GTR: What solutions are you putting into the market on the back of Serai?

Ramachandran: We’re building a financing solution, which on day one is going to be restricted to Hong Kong as that’s the market that we’re testing it in. It is for Hong Kong-based SMEs and it is a digital, machine learning-backed credit scorecard and a trade loan. We have started testing that product with live customers, ie lending money. The intention is not to make a big splash about it; we will work our way through from single digit numbers of customers upwards.

 

GTR: Where does this finance come from? Is it from Serai or from HSBC?

Ramachandran: It comes from Serai, and every customer has to be onboarded by Serai. There is no financial information transferred from HSBC on customers coming into Serai. Every customer has to be onboarded again and we have to build the information we need. We are a fully-owned subsidiary of HSBC, but Serai is quite unique in terms of sitting completely outside of the bank, and developing a solution that’s not a banking solution, it’s a trade solution. There is no banking in our offering and there is no intention to become a bank.

 

GTR: What comes next?

Ramachandran: I don’t know what we could look like next year, because what we’re doing is so different from anything else that exists. What we’re trying to do is get a live product out on the market, get real customers to use it and see how it evolves with them. When I talk to companies and I tell them, we’d like you to come on, be an early adopter on the platform, I’m very clear: we haven’t spent multiple years building the perfect solution. The company was set up at the end of last year and our first equity injection was in January this year. So we’ve been live as a company for seven and a bit months. What we are building is a minimum viable product and the advantage of coming on as an early adopter is we will develop solutions with you. It’s going to be a very customer-led development, which is different from how large organisations typically build solutions. We know the problem set is real. We know customers experience challenges transacting internationally, finding new relationships, and exchanging information, and the problems expand beyond that to financing, logistics and procurement. We’ve picked a starting point which is to enable companies to showcase their business, helping them manage and build new relationships. That’s our starting point. How we evolve and where we evolve is going to be very user-driven.

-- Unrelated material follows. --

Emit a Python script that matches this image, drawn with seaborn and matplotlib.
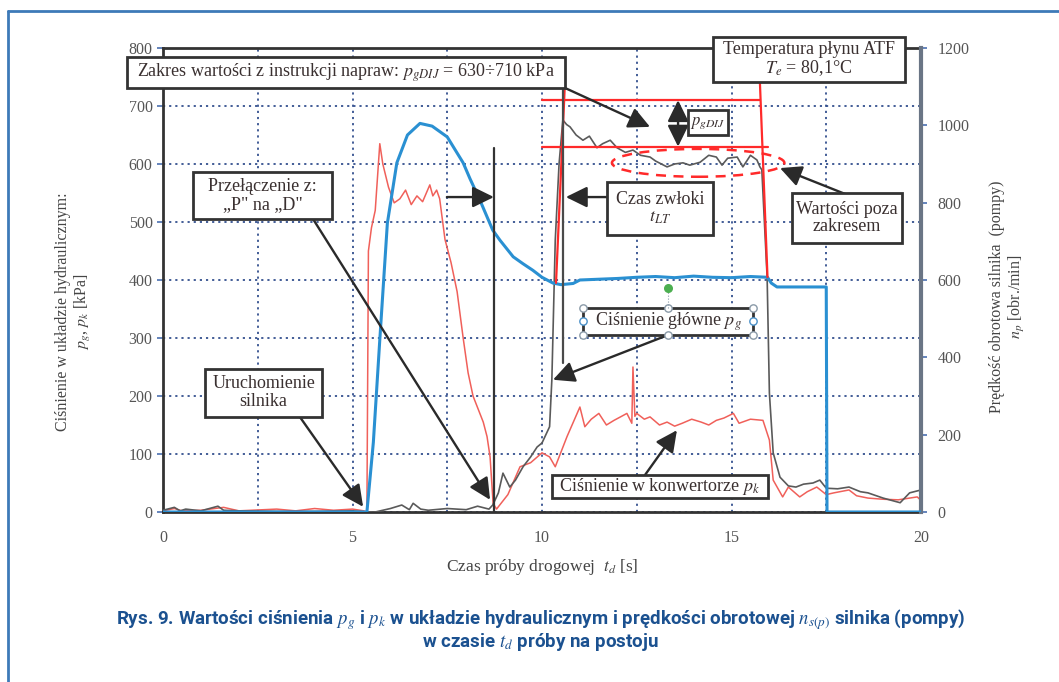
import numpy as np
import pandas as pd
import matplotlib
matplotlib.use("Agg")
import matplotlib.pyplot as plt
import seaborn as sns
from matplotlib.patches import Rectangle, Ellipse
from matplotlib.lines import Line2D

# ---------------- data ----------------
t_pg = [0, 0.3, 0.45, 0.6, 1.0, 1.45, 1.6, 2.0, 3.0, 4.0,
        5.0, 5.38, 5.6, 6.0, 6.3, 6.5, 6.6, 6.8, 7.0, 7.5,
        8.0, 8.3, 8.6, 8.7, 8.85, 8.97, 9.15, 9.3, 9.5, 9.7,
        9.87, 10.0, 10.2, 10.26, 10.35, 10.45, 10.55, 10.65, 10.74, 10.9,
        11.08, 11.25, 11.45, 11.6, 11.8, 11.98, 12.2, 12.4, 12.6, 12.85,
        13.0, 13.3, 13.5, 13.72, 13.9, 14.17, 14.4, 14.6, 14.75, 14.9,
        15.15, 15.3, 15.5, 15.67, 15.75, 15.8, 15.94, 16.0, 16.1, 16.28,
        16.5, 16.7, 16.9, 17.15, 17.33, 17.5, 17.8, 18.1, 18.4, 18.6,
        19.0, 19.45, 19.7, 20.0]
p_g = [3, 8, 2, 5, 2, 10, 3, 2, 1, 1,
       2, 0, 0, 6, 12, 4, 15, 5, 3, 6,
       4, 10, 5, 12, 33, 67, 43, 55, 78, 95,
       112, 119, 147, 228, 469, 600, 676, 668, 664, 650,
       641, 648, 628, 635, 641, 628, 620, 624, 615, 612,
       605, 595, 600, 602, 598, 603, 615, 612, 598, 610,
       612, 595, 615, 607, 595, 590, 405, 205, 102, 60,
       45, 43, 48, 50, 55, 41, 40, 43, 35, 33,
       24, 16, 33, 38]

t_pk = [0, 0.3, 0.5, 1.0, 1.6, 2.0, 3.0, 3.5, 4.0, 4.5,
        5.0, 5.3, 5.38, 5.42, 5.5, 5.6, 5.72, 5.8, 5.95, 6.1,
        6.25, 6.4, 6.55, 6.7, 6.85, 7.04, 7.12, 7.22, 7.3, 7.44,
        7.6, 7.76, 7.92, 8.05, 8.18, 8.3, 8.45, 8.55, 8.63, 8.71,
        8.8, 9.1, 9.42, 9.7, 10.0, 10.2, 10.35, 10.66, 11.0, 11.13,
        11.3, 11.5, 11.7, 11.9, 12.1, 12.24, 12.37, 12.4, 12.45, 12.5,
        12.7, 12.85, 13.1, 13.3, 13.5, 13.7, 13.95, 14.2, 14.4, 14.6,
        14.8, 15.05, 15.2, 15.5, 15.83, 16.0, 16.1, 16.35, 16.5, 16.8,
        17.0, 17.25, 17.5, 17.7, 18.1, 18.3, 18.6, 19.0, 19.4, 19.9,
        20.0]
p_k = [2, 6, 2, 3, 8, 2, 5, 2, 6, 3,
       5, 2, 0, 450, 490, 520, 635, 600, 560, 533,
       540, 555, 530, 545, 535, 564, 545, 555, 540, 470,
       430, 380, 300, 240, 200, 180, 155, 130, 95, 15,
       5, 30, 78, 85, 102, 95, 78, 130, 181, 147,
       160, 170, 150, 158, 165, 170, 153, 250, 165, 170,
       160, 164, 150, 155, 148, 153, 160, 155, 150, 158,
       162, 170, 153, 160, 158, 124, 55, 26, 43, 26,
       35, 43, 30, 33, 38, 28, 24, 22, 21, 26,
       20]

t_np = [0, 5.38, 5.55, 5.72, 5.92, 6.17, 6.45, 6.78, 7.1, 7.5,
        7.7, 7.92, 8.1, 8.36, 8.7, 8.89, 9.24, 9.5, 9.76, 10.0,
        10.29, 10.5, 10.82, 11.0, 11.5, 12.0, 12.5, 13.0, 13.5, 14.0,
        14.5, 15.0, 15.5, 15.95, 16.05, 16.2, 17.5, 17.52, 20.0]
n_p = [0, 0, 180, 445, 747, 903, 975, 1005, 998, 970,
       938, 903, 862, 807, 729, 703, 660, 642, 625, 607,
       592, 588, 591, 600, 602, 604, 607, 609, 606, 610,
       607, 606, 609, 607, 592, 582, 582, 0, 0]

# range from repair manual
pg_dij_low = 630
pg_dij_high = 710
# event times
t_switch_PD = 8.73
t_pg_rise = 10.55

x_ticks = [0, 5, 10, 15, 20]
y_left_ticks = [0, 100, 200, 300, 400, 500, 600, 700, 800]
y_right_ticks = [0, 200, 400, 600, 800, 1000, 1200]

# ---------------- style ----------------
sns.set_theme(style="white")
plt.rcParams['font.family'] = ['Liberation Serif', 'DejaVu Serif']
plt.rcParams['mathtext.fontset'] = 'stix'

W, H = 1059, 682
fig = plt.figure(figsize=(W / 100, H / 100), dpi=100)
fig.patch.set_facecolor('white')
ax = fig.add_axes([163 / W, 1 - 512 / H, (921 - 163) / W, (512 - 48) / H])
ax2 = ax.twinx()

df_pg = pd.DataFrame({'t': t_pg, 'v': p_g})
df_pk = pd.DataFrame({'t': t_pk, 'v': p_k})
df_np = pd.DataFrame({'t': t_np, 'v': n_p})

sns.lineplot(data=df_pk, x='t', y='v', ax=ax, color='#f0605a', lw=1.1, sort=False, zorder=3)
sns.lineplot(data=df_pg, x='t', y='v', ax=ax, color='#5a5a5a', lw=1.2, sort=False, zorder=3)
sns.lineplot(data=df_np, x='t', y='v', ax=ax2, color='#2a90d2', lw=2.2, sort=False, zorder=4)

ax.set_xlim(0, 20)
ax.set_ylim(0, 800)
ax2.set_ylim(0, 1200)
ax.set_xticks(x_ticks)
ax.set_xticks(np.arange(0, 20.1, 2.5), minor=True)
ax.set_yticks(y_left_ticks)
ax2.set_yticks(y_right_ticks)

grid_kw = dict(color='#34508f', linestyle=(0, (1.2, 2.2)), linewidth=1.3)
ax.grid(axis='x', which='both', **grid_kw)
ax.grid(axis='y', which='major', **grid_kw)
ax2.grid(False)
ax.set_axisbelow(True)

tick_col = '#555555'
ax.tick_params(axis='x', which='both', length=0, labelsize=11.5, labelcolor=tick_col, pad=13)
ax.tick_params(axis='y', length=4, width=1.2, color='#4a6fb0', labelsize=11.5,
               labelcolor=tick_col, direction='out', left=True)
ax2.tick_params(axis='y', length=4, width=1.2, color='#4a6fb0', labelsize=11.5,
                labelcolor=tick_col, direction='out', right=True, pad=8)

for s in ['left', 'top', 'bottom']:
    ax.spines[s].set_color('#333333')
    ax.spines[s].set_linewidth(2)
    ax2.spines[s].set_visible(False)
ax.spines['right'].set_visible(False)
ax2.spines['right'].set_color('#6a7585')
ax2.spines['right'].set_linewidth(3)
ax2.spines['left'].set_visible(False)

ax.set_xlabel('Czas próby drogowej  $t_d$ [s]', fontsize=12.5, color='#444444', labelpad=8)
ax.set_ylabel('')
ax2.set_ylabel('')
fig.text(74 / W, 1 - 312 / H, 'Ciśnienie w układzie hydraulicznym:\n$p_g$, $p_k$ [kPa]',
         rotation=90, ha='center', va='center', fontsize=11.5, color='#444444',
         linespacing=1.15)
fig.text(1008 / W, 1 - 297 / H, 'Prędkość obrotowa silnika  (pompy)\n$n_p$ [obr./min]',
         rotation=90, ha='center', va='center', fontsize=11.5, color='#444444',
         linespacing=1.15)

# ---------------- annotations (drawn on top axes, in left-axis coords) ----------------
T = ax.transData
red = '#ff2a2a'
dark = '#2a2a2a'

# limit lines
ax2.plot([10.0, 15.75], [pg_dij_high, pg_dij_high], color=red, lw=1.6, transform=T, zorder=6)
ax2.plot([10.0, 15.95], [pg_dij_low, pg_dij_low], color=red, lw=1.6, transform=T, zorder=6)
ax2.plot([10.37, 10.6], [395, 733], color=red, lw=1.6, transform=T, zorder=6)
ax2.plot([15.75, 15.95], [740, 405], color=red, lw=1.6, transform=T, zorder=6)
# event marker lines
ax2.plot([t_switch_PD, t_switch_PD], [0, 627], color='#333333', lw=1.6, transform=T, zorder=6)
ax2.plot([t_pg_rise, t_pg_rise], [257, 733], color='#4a4a4a', lw=1.6, transform=T, zorder=6)

# dashed ellipse
ax2.add_patch(Ellipse((14.12, 602), 4.55, 48, transform=T, fill=False, ec=red,
                      lw=1.8, ls=(0, (4, 3)), zorder=7))

arrow_kw = dict(arrowstyle='-|>,head_length=0.65,head_width=0.32', color=dark, lw=1.7,
                mutation_scale=20, shrinkA=0, shrinkB=0)


def arrow(x0, y0, x1, y1, style=None):
    kw = dict(arrow_kw)
    if style:
        kw['arrowstyle'] = style
    ax2.annotate('', xy=(x1, y1), xytext=(x0, y0), xycoords=T, textcoords=T,
                 arrowprops=kw, zorder=8, annotation_clip=False)


def box(t0, t1, p0, p1, text, fs=13):
    ax2.add_patch(Rectangle((t0, p0), t1 - t0, p1 - p0, transform=T, fc='white',
                            ec='#333333', lw=2, zorder=9, clip_on=False))
    ax2.text((t0 + t1) / 2, (p0 + p1) / 2, text, transform=T, ha='center', va='center',
             fontsize=fs, color='#3a3030', zorder=10, linespacing=1.05, clip_on=False)


arrow(10.61, 731, 12.85, 664)
arrow(11.72, 543, 10.63, 543)
arrow(7.49, 543, 8.73, 543)
arrow(18.05, 547, 16.28, 593)
arrow(3.96, 505, 8.63, 21)
arrow(3.61, 164, 5.28, 9)
arrow(13.32, 305, 10.29, 228)
arrow(12.72, 64, 13.56, 141)
arrow(13.59, 630, 13.59, 710, style='<|-|>,head_length=0.65,head_width=0.32')

box(-0.95, 10.61, 731, 784.5, 'Zakres wartości z instrukcji napraw: $p_{gDIJ}$ = 630÷710 kPa')
box(14.51, 19.58, 741, 819, 'Temperatura płynu ATF\n$T_e$ = 80,1°C')
box(13.85, 14.91, 650, 693, '$p_{gDIJ}$', fs=12)
box(11.72, 14.51, 478, 569, 'Czas zwłoki\n$t_{LT}$')
box(16.6, 19.5, 464, 550, 'Wartości poza\nzakresem')
box(0.79, 4.46, 505, 586, 'Przełączenie z:\n„P" na „D"')
box(1.11, 4.2, 164, 247, 'Uruchomienie\nsilnika')
box(11.08, 15.57, 305, 352, 'Ciśnienie główne $p_g$')
box(10.26, 15.96, 24, 64, 'Ciśnienie w konwertorze $p_k$')

# selection handles around "Ciśnienie główne" box
hx = [11.08, 13.32, 15.57, 11.08, 13.32, 15.57]
hy = [352, 352, 352, 305, 305, 305]
ax2.scatter(hx, hy, s=28, facecolor='white', edgecolor='#8a9aa8', lw=1, transform=T,
            zorder=11, clip_on=False)
ax2.scatter([11.08, 15.57], [328.5, 328.5], s=28, facecolor='white', edgecolor='#4a90c8',
            lw=1, transform=T, zorder=11, clip_on=False)
ax2.plot([13.32, 13.32], [352, 386], color='#8a9aa8', lw=0.8, ls=':', transform=T, zorder=11)
ax2.scatter([13.32], [386], s=30, color='#4caf50', transform=T, zorder=11, clip_on=False)

# ---------------- caption & frame ----------------
cap_col = '#1b5190'
cap_font = ['Roboto', 'DejaVu Sans']
fig.text(0.5105, 1 - 620 / H,
         'Rys. 9. Wartości ciśnienia $p_g$ i $p_k$ w układzie hydraulicznym i prędkości obrotowej '
         '$n_{s(p)}$ silnika (pompy)',
         ha='center', va='center', fontsize=13.5, fontweight='bold', color=cap_col,
         family=cap_font)
fig.text(0.5105, 1 - 642 / H, 'w czasie $t_d$ próby na postoju',
         ha='center', va='center', fontsize=13.5, fontweight='bold', color=cap_col,
         family=cap_font)

fig.add_artist(Line2D([8 / W, 8 / W], [0, 1 - 11 / H], transform=fig.transFigure,
                      color='#3d7ab8', lw=2))
fig.add_artist(Line2D([8 / W, 1], [1 - 11 / H, 1 - 11 / H], transform=fig.transFigure,
                      color='#3d7ab8', lw=2))

fig.savefig('out.png', dpi=100)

A key point is that we are building the platform so that third parties can design solutions on it. We don’t want to own all the products on it. We are effectively building the canvas for companies to connect and then other partners can build a solution on it.

 

GTR: Why should a company join Serai?

Ramachandran: There aren’t any competing platforms trying to do this. We are not trying to intermediate the relationship between the buyer and the seller; we’re building a canvas that makes it easier for buyers and sellers to connect with each other.

 

GTR: Will these companies be HSBC clients?

Ramachandran: These are Serai customers. Some of them will obviously bank with HSBC, but it’s not restricted to HSBC customers. There will be no sharing of customer data between HSBC and Serai and vice-versa. What HSBC brings to the table is expertise – we have people that have moved across from the bank. The HSBC connection brings credibility, which is a key factor in convincing companies that what you are building is looking into. That’s where having HSBC’s backing makes a huge difference.

 

GTR: Why would HSBC back such an initiative?

Ramachandran: Serai is a strategic initiative for the bank, and we have got backing at the highest levels of HSBC. It solves for a big non-banking trade problem that companies around the world are consistently expressing and it’s an opportunity to create a huge amount of value by serving that need.

 

GTR: What is the objective for Serai?

Ramachandran: What I’d like it to become is the go-to platform for B2B trade because there isn’t one today. We are a team of around 65 people now and there’s an element of working on a really difficult problem with a group of smart people in a fun environment which is really special.